Published on August 30th, 2016 | by Amirul Mukminin0
Australian GT; BMW Team SRM within reach of leaders in Sydney
Six months ago BMW Team SRM unveiled the stunning new BMW M6 GT3 in Melbourne ahead of its competition debut on the streets of Adelaide alongside the V8 Supercars during the Clipsal 500. Since then, the team – run by four-time Bathurst 1000 champion Steven Richards – has been on a solid development program, a program focused around the Australian Endurance Championship for which the second event in Sydney showed the true potential of the twin-turbo V8 powered beauty from Munich.
“We always knew the great strength of the M6 would come as we embarked on the endurance events this year,” Richards admitted after qualifying third at Sydney Motorsport Park ahead of Sunday’s 101-lap three hour battle.
“Since the start of the year we’ve been on an aggressive development program in consultation with Germany, and what we’ve learnt in a very short time we’ve been able to apply to the car, and send back to Europe to assist in the ongoing development of the M6, development which has seen it winning now in Europe and the USA.
“The endurance race format is much kinder to us with my status as a professional driver, and the additional time penalty we receive as a result of that can really stall us during the Sprint races, but during the endurance races and with everything they bring, it’s much easier for us to stay with the lead pack, and this weekend we were able to achieve that.”
Both Richards and experienced team-mate Max Twigg were right in the mix during qualifying, Twigg an impressive 16th amongst a number of the categories leading drivers and just over two seconds off pole, whilst Richards was right in the fight for pole from lap one, ultimately stopping the clock in third position, just half a second shy of the top spot.
“That was fantastic,” he admitted afterwards. “It was only a matter of time before we were able to bring the car to the front of the field – our single lap pace is as good as the best of them now, it’s just the longer runs we need to work on, but I think that despite our starting position just outside the top ten (combined qualifying times for both drivers set the starting grid), we’re well placed to battle inside that group.”

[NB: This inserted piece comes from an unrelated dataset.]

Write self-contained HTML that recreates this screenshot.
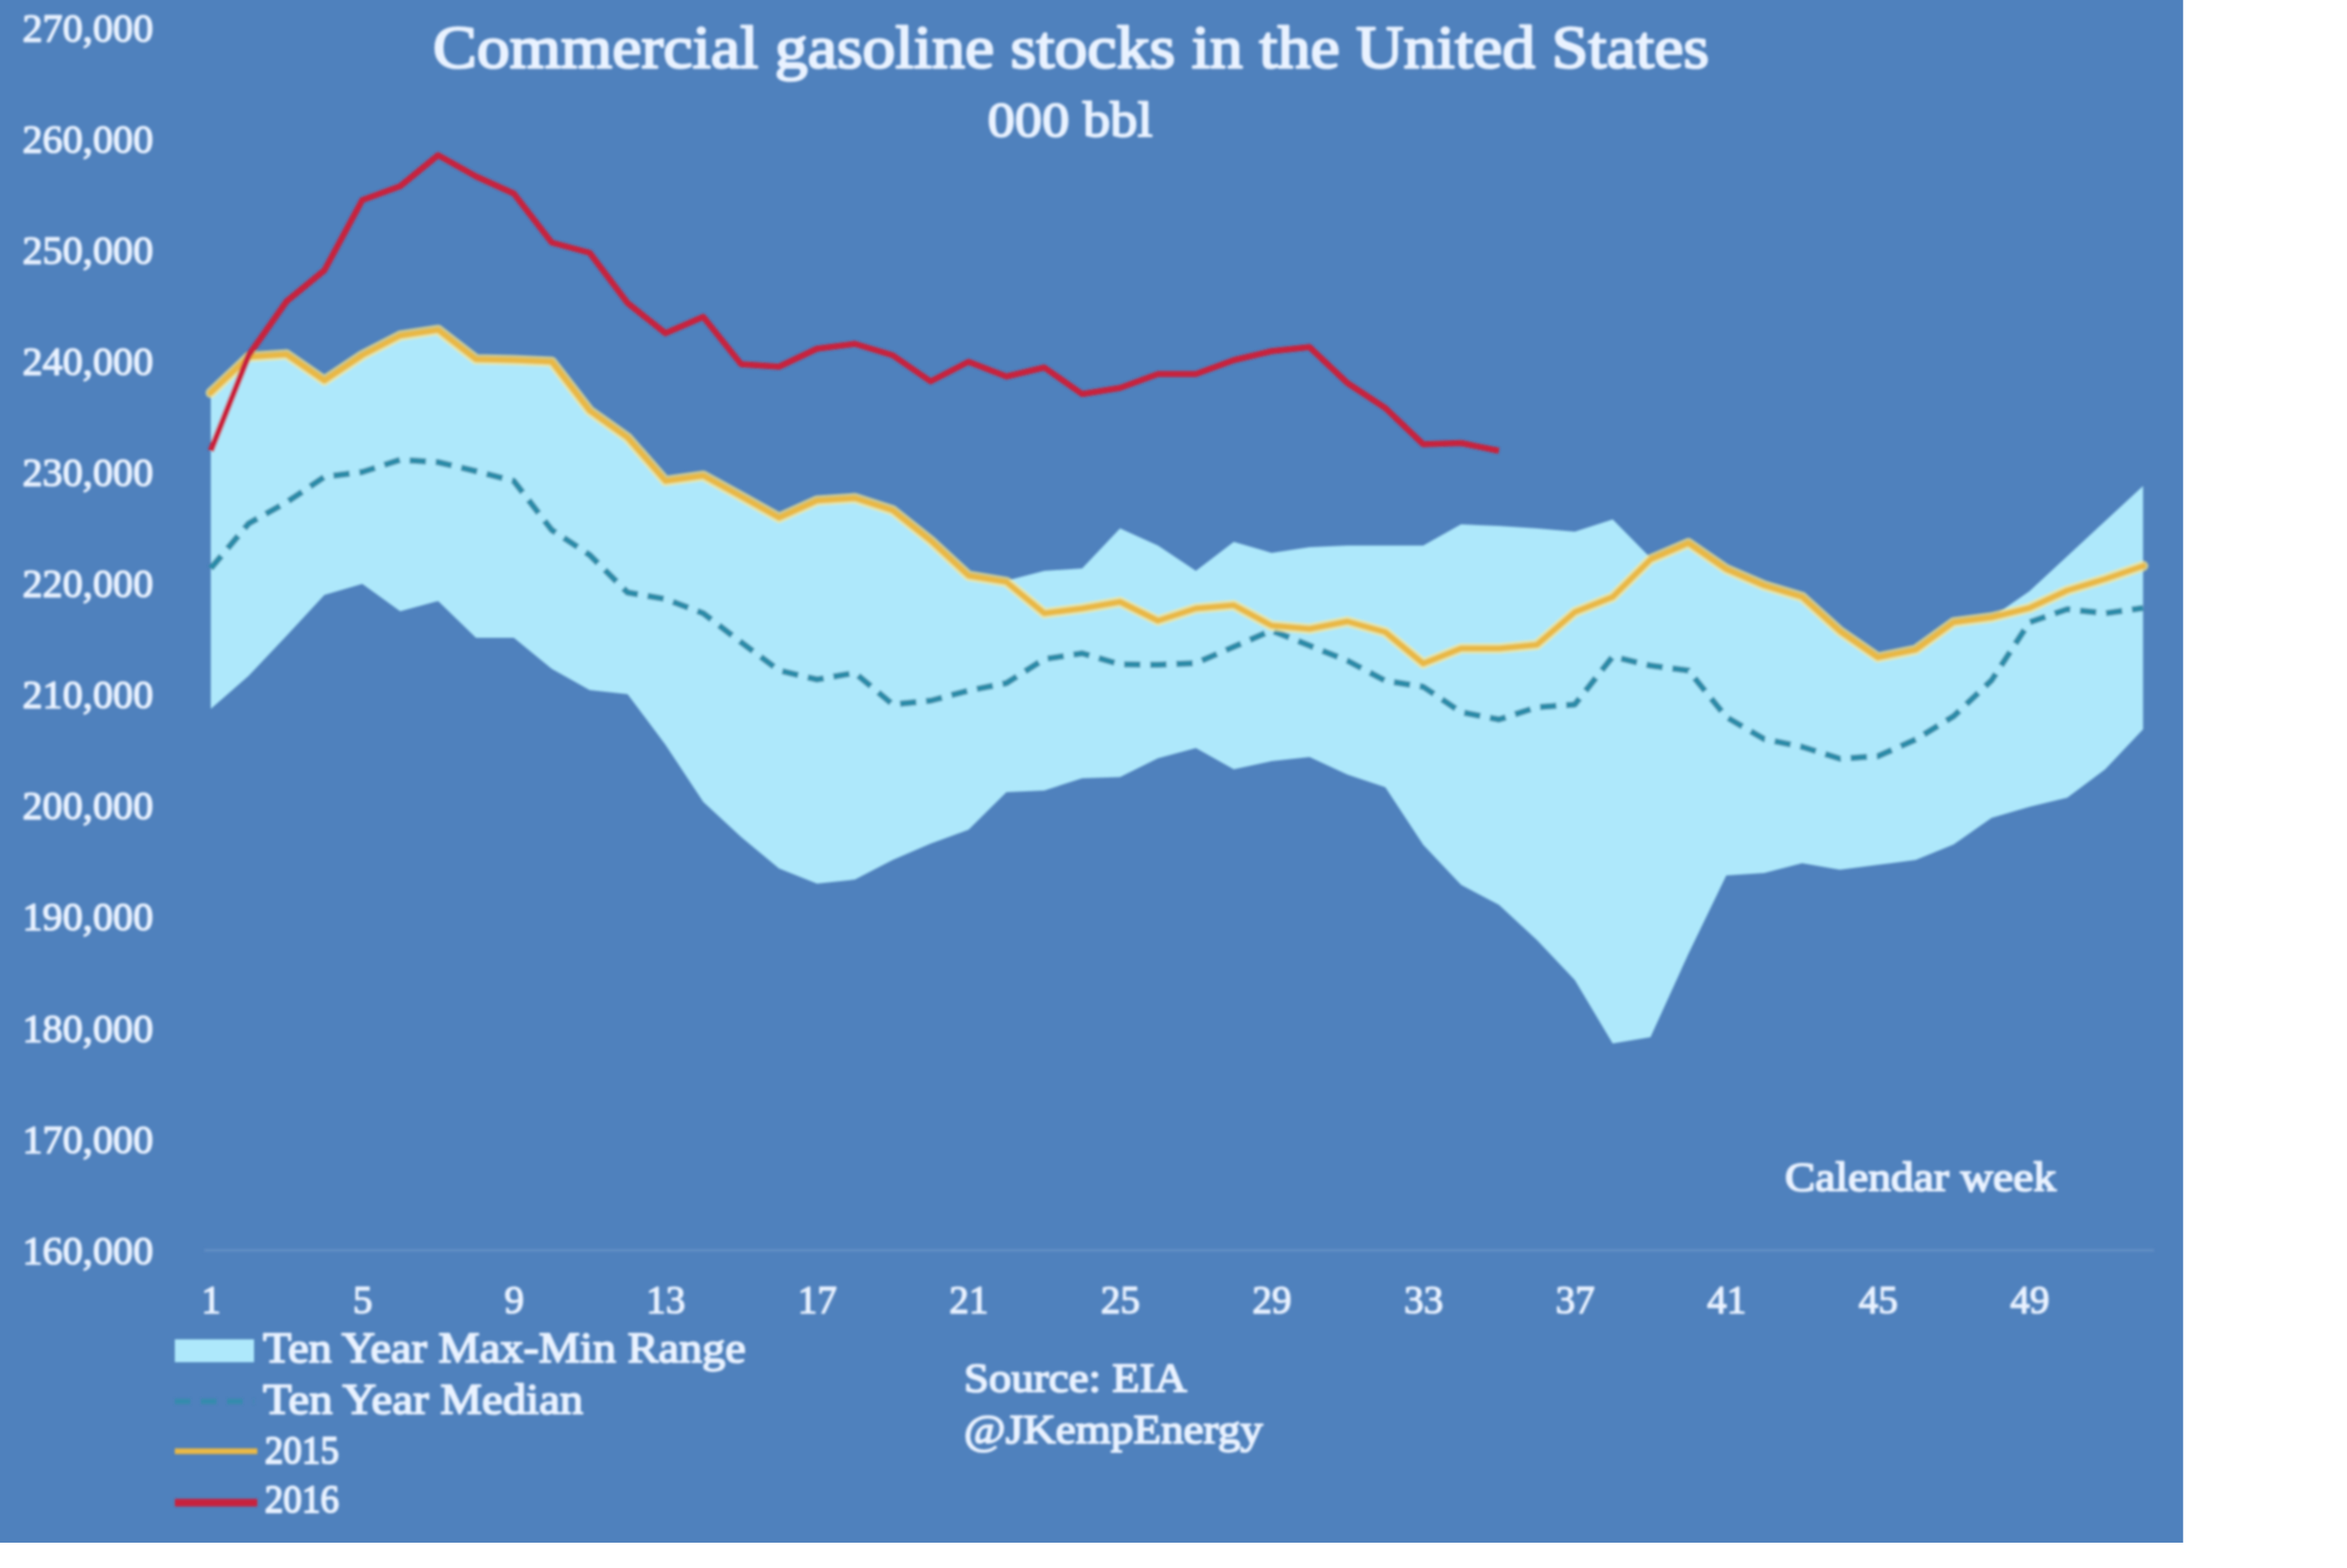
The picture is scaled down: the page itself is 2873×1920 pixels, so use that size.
<!DOCTYPE html>
<html><head><meta charset="utf-8"><title>Commercial gasoline stocks in the United States</title>
<style>
html,body{margin:0;padding:0;background:#fff;}
body{width:2873px;height:1920px;overflow:hidden;position:relative;}
svg{position:absolute;left:0;top:0;display:block;}
text{font-family:"Liberation Serif",serif;font-weight:normal;fill:#e9f2ff;stroke:#e9f2ff;stroke-width:1.6px;stroke-linejoin:round;}
.ax{font-size:48px;}
.title{font-size:73px;stroke-width:2.6px;}
.sub{font-size:62px;stroke-width:2.2px;}
.lg{font-size:52px;stroke-width:2px;}
.src{font-size:50px;stroke-width:2px;}
</style></head><body>
<svg width="2873" height="1920" viewBox="0 0 2873 1920">
<rect x="0" y="0" width="2672.4" height="1889" fill="#4f81bd"/>
<defs><filter id="bl" x="-2%" y="-2%" width="104%" height="104%"><feGaussianBlur stdDeviation="1.6"/></filter></defs>
<g filter="url(#bl)">
<rect x="250" y="1529" width="2387" height="4" fill="#5e8cc3"/>
<polygon points="258.0,481.0 304.4,437.0 350.8,434.0 397.1,466.0 443.5,435.0 489.9,411.0 536.3,404.0 582.7,440.0 629.0,441.0 675.4,443.0 721.8,503.0 768.2,536.0 814.6,589.0 860.9,582.5 907.3,608.0 953.7,634.0 1000.1,613.0 1046.5,610.0 1092.8,625.0 1139.2,662.0 1185.6,705.0 1232.0,711.0 1278.4,699.0 1324.7,696.0 1371.1,647.0 1417.5,668.0 1463.9,699.0 1510.3,663.5 1556.6,677.0 1603.0,670.0 1649.4,668.0 1695.8,668.0 1742.2,668.0 1788.5,642.0 1834.9,644.0 1881.3,647.0 1927.7,651.0 1974.1,636.0 2020.4,683.0 2066.8,665.0 2113.2,697.0 2159.6,717.0 2206.0,731.0 2252.3,773.0 2298.7,805.0 2345.1,795.6 2391.5,762.0 2437.9,756.0 2484.2,724.0 2530.6,681.0 2577.0,638.0 2623.4,595.0 2623.4,893.0 2577.0,942.0 2530.6,976.7 2484.2,988.0 2437.9,1001.6 2391.5,1034.0 2345.1,1053.0 2298.7,1059.0 2252.3,1065.0 2206.0,1057.0 2159.6,1069.0 2113.2,1072.0 2066.8,1168.0 2020.4,1270.0 1974.1,1277.7 1927.7,1200.0 1881.3,1151.0 1834.9,1108.0 1788.5,1083.6 1742.2,1034.5 1695.8,964.0 1649.4,948.6 1603.0,927.0 1556.6,932.0 1510.3,942.0 1463.9,916.0 1417.5,928.5 1371.1,951.5 1324.7,953.0 1278.4,968.0 1232.0,970.0 1185.6,1016.0 1139.2,1033.0 1092.8,1053.0 1046.5,1077.0 1000.1,1082.0 953.7,1063.5 907.3,1025.0 860.9,982.0 814.6,912.0 768.2,850.0 721.8,845.0 675.4,819.0 629.0,781.0 582.7,781.0 536.3,736.0 489.9,748.5 443.5,715.0 397.1,728.6 350.8,778.5 304.4,827.5 258.0,868.0" fill="#aee8fb"/>
<polyline points="258.0,696.0 304.4,641.0 350.8,615.0 397.1,584.0 443.5,578.0 489.9,563.0 536.3,566.0 582.7,577.0 629.0,589.0 675.4,649.0 721.8,679.5 768.2,725.5 814.6,733.5 860.9,751.0 907.3,786.5 953.7,821.0 1000.1,832.0 1046.5,824.0 1092.8,862.6 1139.2,858.0 1185.6,845.7 1232.0,836.5 1278.4,807.0 1324.7,800.0 1371.1,813.5 1417.5,814.0 1463.9,812.0 1510.3,792.0 1556.6,772.0 1603.0,790.6 1649.4,809.0 1695.8,833.6 1742.2,841.0 1788.5,872.0 1834.9,881.0 1881.3,866.0 1927.7,862.7 1974.1,804.0 2020.4,815.0 2066.8,821.0 2113.2,878.0 2159.6,905.0 2206.0,914.5 2252.3,929.0 2298.7,926.0 2345.1,905.5 2391.5,877.0 2437.9,833.0 2484.2,762.0 2530.6,746.0 2577.0,751.0 2623.4,744.5" fill="none" stroke="#2b8ba8" stroke-width="7.5" stroke-dasharray="20 12" stroke-linejoin="round"/>
<polyline points="258.0,481.0 304.4,437.0 350.8,434.0 397.1,466.0 443.5,435.0 489.9,411.0 536.3,404.0 582.7,440.0 629.0,441.0 675.4,443.0 721.8,503.0 768.2,536.0 814.6,589.0 860.9,582.5 907.3,608.0 953.7,634.0 1000.1,613.0 1046.5,610.0 1092.8,625.0 1139.2,662.0 1185.6,705.0 1232.0,712.6 1278.4,751.0 1324.7,745.0 1371.1,737.0 1417.5,760.0 1463.9,745.0 1510.3,741.0 1556.6,766.0 1603.0,770.0 1649.4,761.0 1695.8,774.0 1742.2,812.5 1788.5,794.0 1834.9,794.0 1881.3,789.5 1927.7,749.6 1974.1,731.0 2020.4,685.0 2066.8,665.0 2113.2,697.0 2159.6,717.0 2206.0,731.0 2252.3,773.0 2298.7,805.0 2345.1,795.6 2391.5,762.0 2437.9,756.0 2484.2,744.5 2530.6,723.0 2577.0,709.0 2623.4,693.0" fill="none" stroke="#f6e58a" stroke-width="13" stroke-linejoin="round" stroke-linecap="round" opacity="0.7"/>
<polyline points="258.0,481.0 304.4,437.0 350.8,434.0 397.1,466.0 443.5,435.0 489.9,411.0 536.3,404.0 582.7,440.0 629.0,441.0 675.4,443.0 721.8,503.0 768.2,536.0 814.6,589.0 860.9,582.5 907.3,608.0 953.7,634.0 1000.1,613.0 1046.5,610.0 1092.8,625.0 1139.2,662.0 1185.6,705.0 1232.0,712.6 1278.4,751.0 1324.7,745.0 1371.1,737.0 1417.5,760.0 1463.9,745.0 1510.3,741.0 1556.6,766.0 1603.0,770.0 1649.4,761.0 1695.8,774.0 1742.2,812.5 1788.5,794.0 1834.9,794.0 1881.3,789.5 1927.7,749.6 1974.1,731.0 2020.4,685.0 2066.8,665.0 2113.2,697.0 2159.6,717.0 2206.0,731.0 2252.3,773.0 2298.7,805.0 2345.1,795.6 2391.5,762.0 2437.9,756.0 2484.2,744.5 2530.6,723.0 2577.0,709.0 2623.4,693.0" fill="none" stroke="#e9b844" stroke-width="7" stroke-linejoin="round" stroke-linecap="round"/>
<polyline points="258.0,552.0 304.4,435.0 350.8,369.0 397.1,331.0 443.5,245.0 489.9,228.0 536.3,190.0 582.7,216.0 629.0,237.0 675.4,297.0 721.8,309.5 768.2,371.0 814.6,408.0 860.9,388.0 907.3,446.0 953.7,449.0 1000.1,427.0 1046.5,421.0 1092.8,435.0 1139.2,467.0 1185.6,443.0 1232.0,461.0 1278.4,450.0 1324.7,482.5 1371.1,475.0 1417.5,458.0 1463.9,458.0 1510.3,441.0 1556.6,430.0 1603.0,425.0 1649.4,469.0 1695.8,499.6 1742.2,544.0 1788.5,542.5 1834.9,552.0" fill="none" stroke="#c8203c" stroke-width="7.5" stroke-linejoin="round" stroke-linecap="butt"/>
<text x="187.5" y="51.0" text-anchor="end" class="ax" textLength="160" lengthAdjust="spacingAndGlyphs">270,000</text><text x="187.5" y="187.1" text-anchor="end" class="ax" textLength="160" lengthAdjust="spacingAndGlyphs">260,000</text><text x="187.5" y="323.1" text-anchor="end" class="ax" textLength="160" lengthAdjust="spacingAndGlyphs">250,000</text><text x="187.5" y="459.2" text-anchor="end" class="ax" textLength="160" lengthAdjust="spacingAndGlyphs">240,000</text><text x="187.5" y="595.2" text-anchor="end" class="ax" textLength="160" lengthAdjust="spacingAndGlyphs">230,000</text><text x="187.5" y="731.2" text-anchor="end" class="ax" textLength="160" lengthAdjust="spacingAndGlyphs">220,000</text><text x="187.5" y="867.3" text-anchor="end" class="ax" textLength="160" lengthAdjust="spacingAndGlyphs">210,000</text><text x="187.5" y="1003.4" text-anchor="end" class="ax" textLength="160" lengthAdjust="spacingAndGlyphs">200,000</text><text x="187.5" y="1139.4" text-anchor="end" class="ax" textLength="160" lengthAdjust="spacingAndGlyphs">190,000</text><text x="187.5" y="1275.5" text-anchor="end" class="ax" textLength="160" lengthAdjust="spacingAndGlyphs">180,000</text><text x="187.5" y="1411.5" text-anchor="end" class="ax" textLength="160" lengthAdjust="spacingAndGlyphs">170,000</text><text x="187.5" y="1547.6" text-anchor="end" class="ax" textLength="160" lengthAdjust="spacingAndGlyphs">160,000</text>
<text x="258.5" y="1608" text-anchor="middle" class="ax">1</text><text x="444.0" y="1608" text-anchor="middle" class="ax">5</text><text x="629.5" y="1608" text-anchor="middle" class="ax">9</text><text x="815.1" y="1608" text-anchor="middle" class="ax">13</text><text x="1000.6" y="1608" text-anchor="middle" class="ax">17</text><text x="1186.1" y="1608" text-anchor="middle" class="ax">21</text><text x="1371.6" y="1608" text-anchor="middle" class="ax">25</text><text x="1557.1" y="1608" text-anchor="middle" class="ax">29</text><text x="1742.7" y="1608" text-anchor="middle" class="ax">33</text><text x="1928.2" y="1608" text-anchor="middle" class="ax">37</text><text x="2113.7" y="1608" text-anchor="middle" class="ax">41</text><text x="2299.2" y="1608" text-anchor="middle" class="ax">45</text><text x="2484.7" y="1608" text-anchor="middle" class="ax">49</text>
<text x="1311" y="83" text-anchor="middle" class="title" textLength="1562" lengthAdjust="spacingAndGlyphs">Commercial gasoline stocks in the United States</text>
<text x="1310" y="167" text-anchor="middle" class="sub" textLength="202" lengthAdjust="spacingAndGlyphs">000 bbl</text>
<text x="2185" y="1458" class="src" textLength="332" lengthAdjust="spacingAndGlyphs">Calendar week</text>
<rect x="214" y="1640" width="97" height="28" fill="#aee8fb"/>
<line x1="214" y1="1716" x2="311" y2="1716" stroke="#2f8fa9" stroke-width="7" stroke-dasharray="19 13" opacity="0.75"/>
<line x1="214" y1="1777" x2="315" y2="1777" stroke="#e9b844" stroke-width="7"/>
<line x1="214" y1="1840" x2="315" y2="1840" stroke="#c8203c" stroke-width="9.5"/>
<text x="322" y="1668" class="lg" textLength="591" lengthAdjust="spacingAndGlyphs">Ten Year Max-Min Range</text>
<text x="322" y="1731" class="lg" textLength="392" lengthAdjust="spacingAndGlyphs">Ten Year Median</text>
<text x="324" y="1792" class="lg" style="font-size:48px" textLength="91" lengthAdjust="spacingAndGlyphs">2015</text>
<text x="324" y="1852" class="lg" style="font-size:48px" textLength="91" lengthAdjust="spacingAndGlyphs">2016</text>
<text x="1180" y="1704" class="src" textLength="273" lengthAdjust="spacingAndGlyphs">Source: EIA</text>
<text x="1180" y="1767" class="src" textLength="366" lengthAdjust="spacingAndGlyphs">@JKempEnergy</text>
</g>
</svg>
</body></html>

Off the inside of the sixth row for the start of the 101-lap journey, Richard was quickly in the battle for the top six, moving to ninth very quickly, but as the session drew on, the #100 M6 GT3 began to drop back slightly suffering much higher tyre degradation than those around them.
“Again, it’s just experience with the car and experience with a new car on these circuits,” Richards admitted. “Tyre degradation (the drop in performance of the tyre from new to used) is quite high for everyone at Sydney Motorsport Park, but for us it has proven higher again, and that’s just down to time with the car under race conditions. It hasn’t affected us as badly elsewhere, but here it’s been a real battle, we’re as fast as the leaders for about seven laps, then we drop off half a second to a second a lap.”
Despite the challenge, Richards managed to work himself back inside the top ten ahead of the compulsory put stop where again they were delayed by the shared driver grading penalties that Richards and Twigg incur, dropping Twigg back down the order, but he too charged to be seventh again at the second stop, although by then the team were wearing a few battle scars..
“Both Max and I made contact with Audis and both suffered a little bit of panel damage – me trying to defend the inside line into turn four against a car that clearly hadn’t seen me, and that damaged the bonnet of the car, then Max got caught up in the typical GT3 corner apex contact that occurs in a big way because of the limited vision we have. Sadly that broke the front floor under the car and pushed the bonnet up, but in both cases we were able to push on.”
Ultimately the gorgeous white M6 GT3 crossed the line in position 16, and with more valuable data in the books from which to prepare for the coming two events in New Zealand.
“2016 was always going to be a year of learning and of developing the car,” Richards admitted. “We were prepared for that from day one, and I’m happy to say that at every step we’ve moved forward, but with any new endeavor, especially with a car from which little was known before the season started, it’s going to be about learning on the run and getting on top of things as quickly as we can.
“To be third in that second stanza of qualifying was significant, because it means we can dial in the pace, our next step though is to be able to manage the tyres to maintain that pace across a full race distance, and that really only comes under race conditions. So despite finishing outside the ten – and I think we’re a top ten car – we have gained immense knowledge which we’ll apply in New Zealand, and I’m sure you’ll see another significant step forward. Remember, the teams we’re competing against either have multiple entries from which to attract additional data, or they’ve been competing for more than a single season, so they have the jump on us – but we’re coming which is I am sure, why a number of them were looking over their shoulders at us quite a bit this weekend!”
For the BMW Team SRM operation that’s it for GT competition on Australian soil for 2016, now it’s off to New Zealand for the first of two events in a touch over two weeks, beginning with the first major event of the revamped Hampton Downs circuit to signal the third round of the Endurance Championship (28 – 30 October), ahead of the final round of both the Sprint and Endurance series’ at Highlands Motorsport Park during the second weekend of November.